I know I haven’t written any blogs about India or Nepal yet and I will buy I cannot help but write one now about Swaziland.


I think this is the most unexpected place on this race yet. There is something about this place, something so unique, so special, I can only explain it as God having his hand here. I am living at el shaddai orphanage on top of a mountain with a view God made just for his pleasure. It takes your breath away every time. And the children are the most amazing thing about the whole place. How can a child who has been through sexual abuse, neglectt, and abandonment at seven years old show me complete love and adoration without any questions? And how could I ever show the love and healing he deserves?


His name is Bandeli. He is crazy, he makes weird noises, he burps as much as me, he runs around barefoot jumping and flipping everywhere and he loves me and I don’t know why. The second he clung to me and wouldn’t let me go the first time I saw him I knew I was done for.
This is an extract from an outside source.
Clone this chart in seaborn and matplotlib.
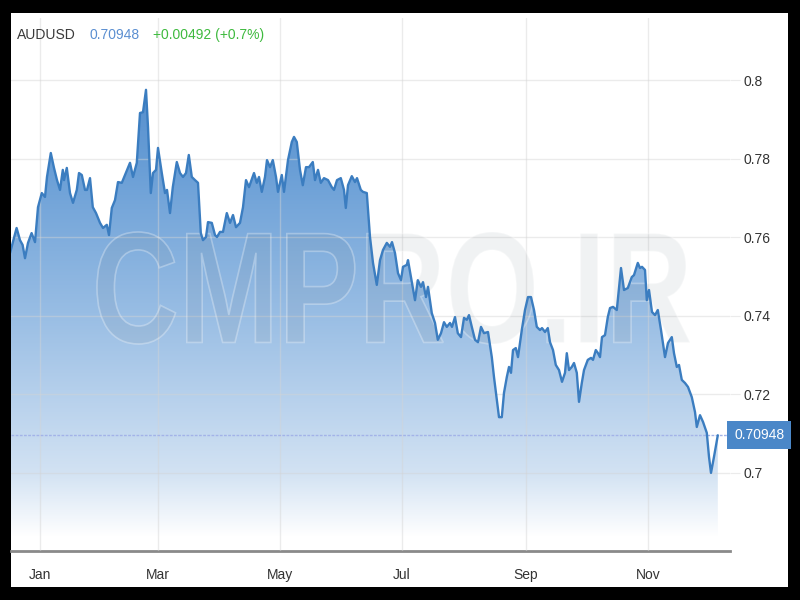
import numpy as np
import pandas as pd
import matplotlib
matplotlib.use('Agg')
import matplotlib.pyplot as plt
from matplotlib.patches import Rectangle, PathPatch
from matplotlib.textpath import TextPath
from matplotlib.font_manager import FontProperties
from matplotlib.colors import LinearSegmentedColormap
from matplotlib.transforms import Affine2D
import matplotlib.dates as mdates
import seaborn as sns

sns.set_style('white')
plt.rcParams['font.family'] = ['Liberation Sans', 'DejaVu Sans']

# data: days counted from 1 Jan, AUDUSD close
START = pd.Timestamp('2018-01-01')
days = [-15, -11.7, -10, -8.7, -7.5, -6, -4.2, -2.5, -1, 0.9,
        2.5, 3.5, 5.4, 7, 8.5, 10, 11.4, 12, 13.4, 15,
        16.5, 18.4, 19.5, 20.9, 22.5, 23.5, 25, 26.4, 28, 30,
        31.5, 33.4, 34.5, 35.9, 37.5, 39, 40.9, 42.5, 45, 46.5,
        48.4, 50, 51.5, 53, 54, 55.4, 56.5, 58, 59, 60.9,
        62.5, 63.5, 65, 66.4, 68.4, 70, 71.5, 73, 74.4, 75.9,
        77.5, 79, 80.4, 81.5, 83, 84, 85.9, 87.5, 88.5, 90,
        91.5, 93.4, 95, 96.5, 98, 100, 101.5, 103, 104.5, 107,
        108.4, 109.5, 110.9, 112.5, 113.5, 115, 116.4, 118, 119, 120.9,
        122, 124, 125.9, 127, 128.4, 130, 131.4, 133, 134.5, 136.4,
        137.5, 139, 140.4, 142, 144, 145.9, 147, 148.5, 150.4, 152,
        152.9, 154, 155.9, 157.5, 158.5, 160.4, 161.5, 163.4, 165, 166.5,
        168.4, 170, 171.5, 173.4, 175, 176, 177.5, 179, 180.5, 181.5,
        183.4, 184, 185.9, 187.5, 188.9, 190.5, 191.5, 193, 194, 195.9,
        197.5, 198.9, 200.5, 202, 203.4, 205, 206, 207.5, 208.9, 210.5,
        212, 213.4, 214.5, 215.9, 217.5, 219, 220.5, 222, 224, 225.9,
        227, 228.4, 229.5, 230.9, 232, 233.4, 234.5, 235.5, 236.5, 237.9,
        239, 240.9, 242.5, 244, 245.5, 247, 248.4, 250, 251, 252.5,
        253.9, 255, 256.5, 257.9, 259.5, 261, 262.5, 263.4, 264.5, 265.9,
        267, 268.4, 269.5, 270.9, 272, 273.9, 275.5, 276.5, 277.9, 279,
        280, 281, 282.5, 283.9, 285, 286.5, 288.4, 290.5, 292, 293.9,
        295.9, 297, 298.9, 300, 301, 302.5, 303.4, 304.5, 306, 307.5,
        308.9, 310.5, 312.5, 314, 315.9, 317, 318.4, 319.5, 320.9, 322.5,
        324, 325.9, 327.5, 328.4, 330, 331.5, 333.4, 334.5, 335.5, 337,
        338.9]
rate = [0.7559, 0.7623, 0.7592, 0.7580, 0.7546, 0.7585, 0.7610, 0.7587, 0.7676, 0.7712,
        0.7702, 0.7753, 0.7814, 0.7776, 0.7745, 0.7720, 0.7771, 0.7745, 0.7776, 0.7712,
        0.7687, 0.7720, 0.7763, 0.7758, 0.7720, 0.7720, 0.7750, 0.7676, 0.7661, 0.7636,
        0.7623, 0.7631, 0.7605, 0.7674, 0.7694, 0.7740, 0.7738, 0.7758, 0.7789, 0.7753,
        0.7789, 0.7916, 0.7918, 0.7975, 0.7880, 0.7712, 0.7763, 0.7771, 0.7827, 0.7763,
        0.7712, 0.7720, 0.7661, 0.7727, 0.7791, 0.7763, 0.7753, 0.7763, 0.7809, 0.7753,
        0.7745, 0.7738, 0.7610, 0.7592, 0.7600, 0.7638, 0.7636, 0.7605, 0.7600, 0.7613,
        0.7613, 0.7661, 0.7636, 0.7656, 0.7625, 0.7636, 0.7676, 0.7745, 0.7727, 0.7763,
        0.7738, 0.7753, 0.7715, 0.7753, 0.7796, 0.7778, 0.7796, 0.7753, 0.7715, 0.7758,
        0.7715, 0.7796, 0.7842, 0.7855, 0.7842, 0.7771, 0.7732, 0.7778, 0.7778, 0.7791,
        0.7745, 0.7771, 0.7738, 0.7750, 0.7745, 0.7727, 0.7720, 0.7745, 0.7750, 0.7720,
        0.7674, 0.7732, 0.7755, 0.7740, 0.7750, 0.7720, 0.7715, 0.7712, 0.7600, 0.7534,
        0.7478, 0.7541, 0.7567, 0.7585, 0.7575, 0.7587, 0.7559, 0.7508, 0.7490, 0.7524,
        0.7529, 0.7541, 0.7485, 0.7439, 0.7490, 0.7473, 0.7485, 0.7447, 0.7473, 0.7406,
        0.7381, 0.7338, 0.7355, 0.7383, 0.7371, 0.7381, 0.7371, 0.7396, 0.7355, 0.7345,
        0.7394, 0.7389, 0.7401, 0.7371, 0.7338, 0.7332, 0.7371, 0.7355, 0.7358, 0.7294,
        0.7243, 0.7185, 0.7141, 0.7141, 0.7203, 0.7243, 0.7269, 0.7254, 0.7312, 0.7317,
        0.7294, 0.7363, 0.7414, 0.7447, 0.7447, 0.7414, 0.7371, 0.7363, 0.7368, 0.7358,
        0.7368, 0.7332, 0.7312, 0.7274, 0.7261, 0.7231, 0.7254, 0.7304, 0.7261, 0.7269,
        0.7279, 0.7254, 0.7180, 0.7228, 0.7261, 0.7287, 0.7292, 0.7287, 0.7312, 0.7304,
        0.7294, 0.7345, 0.7350, 0.7396, 0.7419, 0.7422, 0.7414, 0.7521, 0.7465, 0.7470,
        0.7498, 0.7503, 0.7534, 0.7521, 0.7524, 0.7516, 0.7439, 0.7465, 0.7409, 0.7401,
        0.7414, 0.7363, 0.7294, 0.7330, 0.7345, 0.7304, 0.7269, 0.7274, 0.7236, 0.7228,
        0.7218, 0.7192, 0.7154, 0.7116, 0.7146, 0.7129, 0.7101, 0.7040, 0.6999, 0.7040,
        0.70948]

symbol = 'AUDUSD'
last_price = 0.70948
change_text = '+0.00492 (+0.7%)'
yticks = [0.7, 0.72, 0.74, 0.76, 0.78, 0.8]
ytick_labels = ['0.7', '0.72', '0.74', '0.76', '0.78', '0.8']
month_ticks = ['2018-01-01', '2018-03-01', '2018-05-01', '2018-07-01', '2018-09-01', '2018-11-01']
month_labels = ['Jan', 'Mar', 'May', 'Jul', 'Sep', 'Nov']
watermark = 'CMPRO.IR'

df = pd.DataFrame({'date': START + pd.to_timedelta(days, unit='D'), 'rate': rate})

fig = plt.figure(figsize=(8, 6), dpi=100)
fig.patch.set_facecolor('black')
fig.add_artist(Rectangle((11/800, 13/600), 777/800, 574/600, transform=fig.transFigure,
                         facecolor='white', edgecolor='none', zorder=0))
ax = fig.add_axes([11/800, 49/600, 719/800, 533/600])
ax.set_facecolor('white')

sns.lineplot(data=df, x='date', y='rate', ax=ax, color='#3b7dc0', linewidth=1.7, zorder=5)

# gradient area under the line
fill_base = 0.6835
poly = ax.fill_between(df['date'], df['rate'], fill_base, facecolor='none', edgecolor='none')
cmap = LinearSegmentedColormap.from_list('area', [
    (0.0, '#ffffff'), (0.14, '#d2e2f3'), (0.49, '#98bde4'), (0.83, '#669cd5'), (1.0, '#548dcc')])
xmin = mdates.date2num(START - pd.Timedelta(days=14.5))
xmax = mdates.date2num(START + pd.Timedelta(days=345))
grad = np.linspace(0, 1, 256).reshape(-1, 1)
im = ax.imshow(grad, extent=[xmin, xmax, fill_base, 0.8], origin='lower', aspect='auto',
               cmap=cmap, zorder=1)
im.set_clip_path(poly.get_paths()[0], transform=ax.transData)

# watermark
tp = TextPath((0, 0), watermark, size=1,
              prop=FontProperties(family='Liberation Sans', weight='bold'))
bb = tp.get_extents()
trf = (Affine2D().translate(-bb.x0, -bb.y0)
       .scale((593/800) / bb.width, (112/600) / bb.height)
       .translate(97/800, 256/600) + fig.transFigure)
wm = PathPatch(tp, transform=trf, facecolor=(0.45, 0.5, 0.55, 0.10),
               edgecolor=(1, 1, 1, 0.3), linewidth=1.2, zorder=3, clip_on=False)
ax.add_patch(wm)

# last price marker line and tag
ax.axhline(last_price, color='#a3b3e8', linewidth=1, linestyle=(0, (2, 1)), zorder=4)
ax.text(1.006, last_price, f'{last_price:.5f}', transform=ax.get_yaxis_transform(),
        color='white', fontsize=10, va='center', ha='left', zorder=6, clip_on=False,
        bbox=dict(boxstyle='square,pad=0.5', facecolor='#4a87c8', edgecolor='none'))

ax.set_xlim(xmin, xmax)
ax.set_ylim(0.68, 0.8158)
ax.set_xticks(mdates.date2num(pd.to_datetime(month_ticks)))
ax.set_xticklabels(month_labels)
ax.set_yticks(yticks)
ax.set_yticklabels(ytick_labels)
ax.yaxis.tick_right()
ax.set(xlabel='', ylabel='')

ax.set_axisbelow(False)
ax.grid(True, color='#d4d4d4', alpha=0.45, linewidth=1)
for s in ['top', 'left', 'right']:
    ax.spines[s].set_visible(False)
ax.spines['bottom'].set_color('#8a8a8a')
ax.spines['bottom'].set_linewidth(2)
ax.tick_params(axis='x', length=0, pad=12, labelsize=10, labelcolor='#333333')
ax.tick_params(axis='y', length=7, color='#ebebeb', pad=3, labelsize=10, labelcolor='#333333')

# header
fig.text(17/800, 1 - 35/600, symbol, color='#3a3a3a', fontsize=10, va='center')
fig.text(89/800, 1 - 35/600, f'{last_price:.5f}', color='#5b8fd1', fontsize=10, va='center')
fig.text(153/800, 1 - 35/600, change_text, color='#3fba3f', fontsize=10, va='center')

fig.savefig('out.png', dpi=100, facecolor=fig.get_facecolor())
I can’t believe God has given me this opportunity to be in this place and the time I get to have with these kids but at the same time I can’t help but think what is going to happen when I leave? Will I ever see Bandeli again and who will be there to love and protect him? When I think about this it just tears me up and I don’t know what to do. And of course it brings up the questions so many people and myself ask which is why are all these kids in this situation to begin with, why would God allow this to happen?

I know God is moving so much more than I know and doing incredible things and in a country that is referred to as the “pulpit” of Africa for having the highest cases of HIV. This is the kind of place God uses for His glory. The kind of place he loves more than I know and He is going to and already done amazing things and I truly believe He is going to use these kids to do it. I know He has an amazing and glorious plan for Bandeli and I know I am here to be a small part of that story.

For all that, if it’s the only reason I am here, it is all worth it.